Work to do —
Read the material below and count the lines holding the string "chart". Give that count with nothing added.

Records shown —
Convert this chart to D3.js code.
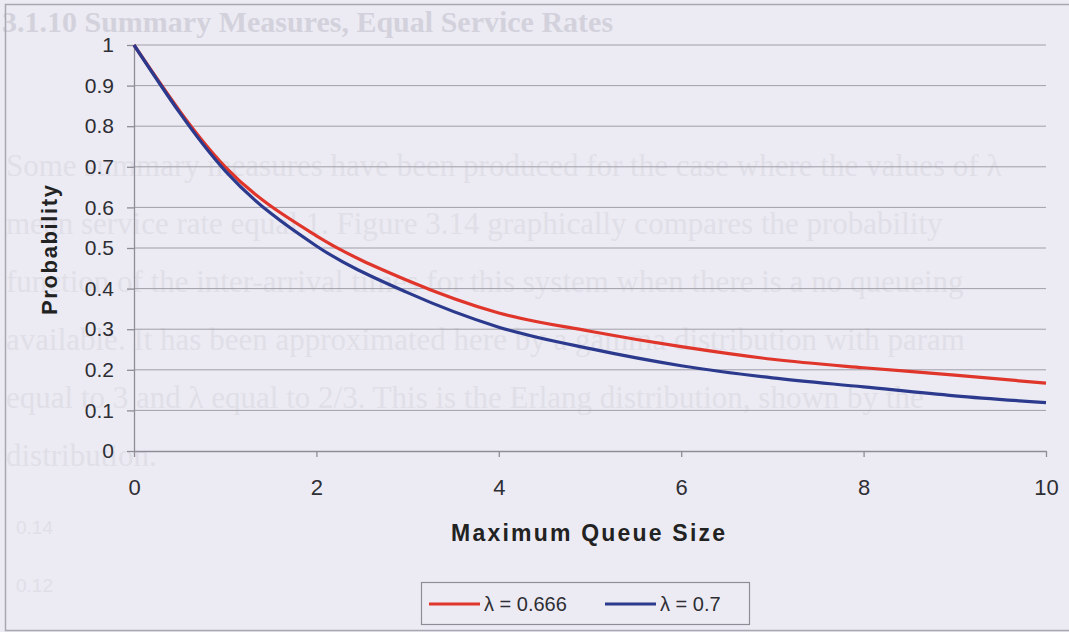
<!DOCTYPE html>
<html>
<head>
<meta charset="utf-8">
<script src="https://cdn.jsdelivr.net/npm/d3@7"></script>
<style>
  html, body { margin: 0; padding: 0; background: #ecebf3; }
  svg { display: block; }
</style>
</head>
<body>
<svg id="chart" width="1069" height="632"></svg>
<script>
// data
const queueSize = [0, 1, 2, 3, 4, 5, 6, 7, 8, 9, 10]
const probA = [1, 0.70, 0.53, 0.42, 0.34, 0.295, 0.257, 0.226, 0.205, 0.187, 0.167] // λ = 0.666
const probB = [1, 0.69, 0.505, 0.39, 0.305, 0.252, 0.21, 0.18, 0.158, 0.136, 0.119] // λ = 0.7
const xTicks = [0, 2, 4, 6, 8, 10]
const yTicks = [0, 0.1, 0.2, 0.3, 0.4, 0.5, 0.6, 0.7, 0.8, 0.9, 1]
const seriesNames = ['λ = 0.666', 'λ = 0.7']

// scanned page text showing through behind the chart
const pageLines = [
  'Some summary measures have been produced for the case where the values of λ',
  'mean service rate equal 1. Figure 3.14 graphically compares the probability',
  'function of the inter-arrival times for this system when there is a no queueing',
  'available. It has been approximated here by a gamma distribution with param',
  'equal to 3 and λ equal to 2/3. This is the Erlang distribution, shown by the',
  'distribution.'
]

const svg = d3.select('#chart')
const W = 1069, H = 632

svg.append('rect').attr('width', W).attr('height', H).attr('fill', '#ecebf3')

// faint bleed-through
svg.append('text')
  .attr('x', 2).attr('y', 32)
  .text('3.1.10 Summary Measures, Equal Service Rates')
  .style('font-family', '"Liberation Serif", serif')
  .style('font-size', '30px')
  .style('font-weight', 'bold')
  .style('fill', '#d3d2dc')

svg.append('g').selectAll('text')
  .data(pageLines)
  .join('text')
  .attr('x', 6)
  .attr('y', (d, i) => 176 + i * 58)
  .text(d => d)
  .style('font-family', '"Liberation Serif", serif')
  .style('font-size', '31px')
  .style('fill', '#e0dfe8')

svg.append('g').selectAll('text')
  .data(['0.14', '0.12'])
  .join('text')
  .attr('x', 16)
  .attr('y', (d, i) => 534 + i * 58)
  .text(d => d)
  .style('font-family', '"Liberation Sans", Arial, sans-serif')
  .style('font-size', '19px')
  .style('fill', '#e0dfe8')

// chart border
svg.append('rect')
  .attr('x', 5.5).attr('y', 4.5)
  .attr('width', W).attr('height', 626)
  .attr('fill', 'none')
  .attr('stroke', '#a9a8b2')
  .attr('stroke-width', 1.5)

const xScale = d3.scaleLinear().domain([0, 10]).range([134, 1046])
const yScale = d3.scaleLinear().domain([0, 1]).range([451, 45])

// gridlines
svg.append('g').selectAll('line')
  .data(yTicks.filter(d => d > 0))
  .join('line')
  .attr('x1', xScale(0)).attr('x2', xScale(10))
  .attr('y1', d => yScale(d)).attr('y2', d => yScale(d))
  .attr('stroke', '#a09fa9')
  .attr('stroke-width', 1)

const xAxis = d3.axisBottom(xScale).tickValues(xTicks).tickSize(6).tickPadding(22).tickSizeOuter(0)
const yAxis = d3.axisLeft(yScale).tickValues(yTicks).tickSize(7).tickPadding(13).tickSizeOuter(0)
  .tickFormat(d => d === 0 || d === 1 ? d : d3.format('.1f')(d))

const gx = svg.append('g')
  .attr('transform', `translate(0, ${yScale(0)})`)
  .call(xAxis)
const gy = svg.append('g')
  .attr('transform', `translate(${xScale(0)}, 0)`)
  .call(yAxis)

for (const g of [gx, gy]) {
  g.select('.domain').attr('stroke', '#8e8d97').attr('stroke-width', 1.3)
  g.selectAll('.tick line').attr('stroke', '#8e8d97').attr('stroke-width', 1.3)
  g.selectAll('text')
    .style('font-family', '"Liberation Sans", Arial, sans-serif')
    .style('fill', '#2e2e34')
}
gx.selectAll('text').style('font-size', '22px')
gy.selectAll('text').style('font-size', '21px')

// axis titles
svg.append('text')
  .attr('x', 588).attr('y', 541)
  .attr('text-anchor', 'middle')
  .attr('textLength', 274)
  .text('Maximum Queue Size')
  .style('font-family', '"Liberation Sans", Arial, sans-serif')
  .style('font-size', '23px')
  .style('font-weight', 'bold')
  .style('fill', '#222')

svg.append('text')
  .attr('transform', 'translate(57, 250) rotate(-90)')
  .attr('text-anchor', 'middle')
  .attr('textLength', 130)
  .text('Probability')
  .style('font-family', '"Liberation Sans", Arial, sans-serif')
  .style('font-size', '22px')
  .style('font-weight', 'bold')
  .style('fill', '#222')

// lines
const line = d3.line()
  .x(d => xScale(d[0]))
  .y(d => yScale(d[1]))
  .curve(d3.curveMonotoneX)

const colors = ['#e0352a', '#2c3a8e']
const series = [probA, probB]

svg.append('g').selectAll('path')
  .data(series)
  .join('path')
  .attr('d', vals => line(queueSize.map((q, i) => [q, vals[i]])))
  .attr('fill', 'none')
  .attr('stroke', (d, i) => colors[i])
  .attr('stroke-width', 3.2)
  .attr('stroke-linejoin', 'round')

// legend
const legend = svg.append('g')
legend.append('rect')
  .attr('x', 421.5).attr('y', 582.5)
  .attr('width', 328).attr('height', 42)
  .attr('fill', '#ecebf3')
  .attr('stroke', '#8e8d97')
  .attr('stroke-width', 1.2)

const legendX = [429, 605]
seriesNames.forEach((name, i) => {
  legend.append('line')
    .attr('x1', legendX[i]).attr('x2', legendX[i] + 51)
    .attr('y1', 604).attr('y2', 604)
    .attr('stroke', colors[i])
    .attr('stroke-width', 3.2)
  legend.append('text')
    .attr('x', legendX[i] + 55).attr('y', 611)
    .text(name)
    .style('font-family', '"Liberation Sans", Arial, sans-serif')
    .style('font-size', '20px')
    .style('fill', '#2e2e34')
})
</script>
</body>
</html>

...

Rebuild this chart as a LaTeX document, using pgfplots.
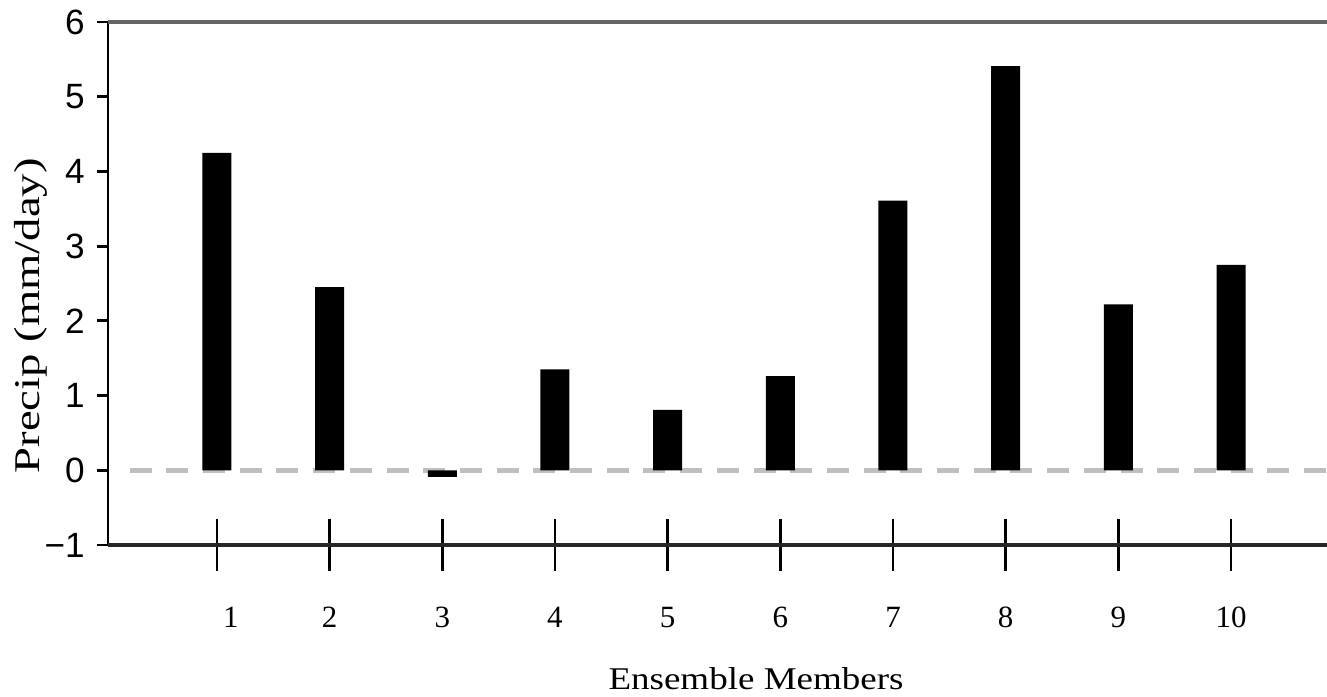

* * *

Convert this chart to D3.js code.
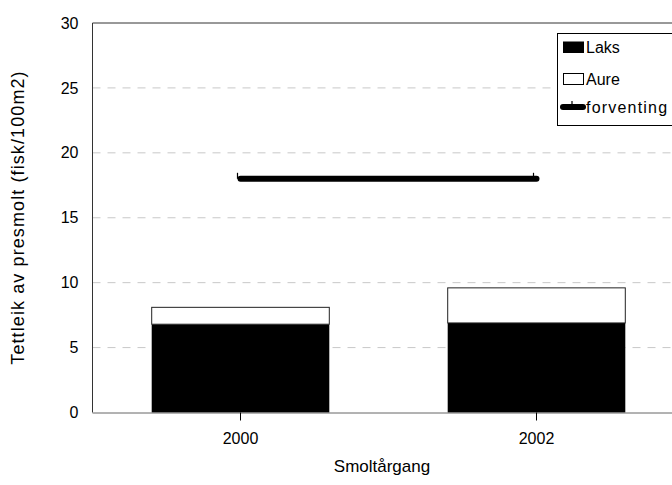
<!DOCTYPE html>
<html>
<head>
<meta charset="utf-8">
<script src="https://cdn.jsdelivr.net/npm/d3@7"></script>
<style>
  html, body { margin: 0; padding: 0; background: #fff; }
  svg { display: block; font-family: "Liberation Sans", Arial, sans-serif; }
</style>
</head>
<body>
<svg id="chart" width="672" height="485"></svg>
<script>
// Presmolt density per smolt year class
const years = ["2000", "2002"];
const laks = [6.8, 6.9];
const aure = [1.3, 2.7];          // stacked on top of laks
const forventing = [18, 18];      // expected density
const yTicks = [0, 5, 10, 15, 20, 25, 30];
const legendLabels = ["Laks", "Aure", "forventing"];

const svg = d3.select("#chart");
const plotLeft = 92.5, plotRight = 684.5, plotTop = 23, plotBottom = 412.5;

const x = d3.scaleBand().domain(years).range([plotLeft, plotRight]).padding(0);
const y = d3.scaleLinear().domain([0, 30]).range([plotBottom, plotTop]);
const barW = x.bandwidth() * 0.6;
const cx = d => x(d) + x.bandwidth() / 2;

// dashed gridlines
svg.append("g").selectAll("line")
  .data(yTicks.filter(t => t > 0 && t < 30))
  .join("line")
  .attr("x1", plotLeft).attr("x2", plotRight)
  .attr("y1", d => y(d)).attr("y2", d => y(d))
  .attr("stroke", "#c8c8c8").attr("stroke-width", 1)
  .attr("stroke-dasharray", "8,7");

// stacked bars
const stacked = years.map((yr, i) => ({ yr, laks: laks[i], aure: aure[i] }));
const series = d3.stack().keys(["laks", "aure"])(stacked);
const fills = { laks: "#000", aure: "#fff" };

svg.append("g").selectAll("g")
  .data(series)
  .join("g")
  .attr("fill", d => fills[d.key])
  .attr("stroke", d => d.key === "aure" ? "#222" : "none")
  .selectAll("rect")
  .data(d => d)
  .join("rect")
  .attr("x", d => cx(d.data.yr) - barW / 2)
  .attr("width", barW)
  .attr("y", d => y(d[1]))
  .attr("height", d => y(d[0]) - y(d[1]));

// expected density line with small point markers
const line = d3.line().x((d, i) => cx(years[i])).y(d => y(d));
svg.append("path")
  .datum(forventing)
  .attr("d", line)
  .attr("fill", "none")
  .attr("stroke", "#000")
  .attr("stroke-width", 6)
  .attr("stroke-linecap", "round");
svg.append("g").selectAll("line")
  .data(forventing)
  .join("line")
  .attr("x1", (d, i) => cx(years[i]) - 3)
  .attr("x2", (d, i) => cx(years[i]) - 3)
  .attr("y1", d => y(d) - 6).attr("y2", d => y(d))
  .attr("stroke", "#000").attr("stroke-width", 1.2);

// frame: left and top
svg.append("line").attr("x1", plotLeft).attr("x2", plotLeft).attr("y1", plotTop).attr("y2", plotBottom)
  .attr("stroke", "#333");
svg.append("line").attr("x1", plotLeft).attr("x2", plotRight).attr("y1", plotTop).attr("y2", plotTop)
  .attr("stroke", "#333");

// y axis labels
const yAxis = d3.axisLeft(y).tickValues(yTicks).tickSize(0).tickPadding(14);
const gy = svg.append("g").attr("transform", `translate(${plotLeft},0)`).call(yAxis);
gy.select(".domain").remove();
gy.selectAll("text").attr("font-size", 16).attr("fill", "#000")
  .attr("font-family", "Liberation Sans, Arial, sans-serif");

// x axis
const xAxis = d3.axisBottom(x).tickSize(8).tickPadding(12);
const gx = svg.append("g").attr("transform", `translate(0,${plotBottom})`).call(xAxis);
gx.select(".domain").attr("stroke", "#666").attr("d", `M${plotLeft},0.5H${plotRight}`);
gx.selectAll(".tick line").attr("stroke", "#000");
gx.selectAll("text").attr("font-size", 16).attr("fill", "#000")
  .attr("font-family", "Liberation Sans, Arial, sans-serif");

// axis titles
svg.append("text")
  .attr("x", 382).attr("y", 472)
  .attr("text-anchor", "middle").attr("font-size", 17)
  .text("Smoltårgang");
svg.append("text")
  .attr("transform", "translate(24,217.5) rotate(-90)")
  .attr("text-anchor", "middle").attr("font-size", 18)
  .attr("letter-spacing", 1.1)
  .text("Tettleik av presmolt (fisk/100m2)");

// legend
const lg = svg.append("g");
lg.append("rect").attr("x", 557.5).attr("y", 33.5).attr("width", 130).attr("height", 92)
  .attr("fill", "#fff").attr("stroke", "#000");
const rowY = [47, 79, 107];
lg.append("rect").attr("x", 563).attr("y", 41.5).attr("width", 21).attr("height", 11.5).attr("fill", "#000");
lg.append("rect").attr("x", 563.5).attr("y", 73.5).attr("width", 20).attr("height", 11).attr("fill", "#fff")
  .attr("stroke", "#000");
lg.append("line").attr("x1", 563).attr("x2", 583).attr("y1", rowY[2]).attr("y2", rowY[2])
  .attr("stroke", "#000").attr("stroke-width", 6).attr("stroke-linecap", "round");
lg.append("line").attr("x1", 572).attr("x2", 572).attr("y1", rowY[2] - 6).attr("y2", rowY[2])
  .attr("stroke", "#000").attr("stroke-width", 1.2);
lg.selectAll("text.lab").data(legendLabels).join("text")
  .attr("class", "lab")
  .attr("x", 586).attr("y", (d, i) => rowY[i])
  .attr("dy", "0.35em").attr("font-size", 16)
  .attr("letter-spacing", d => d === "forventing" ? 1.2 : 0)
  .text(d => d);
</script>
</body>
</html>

Exercise answer —
9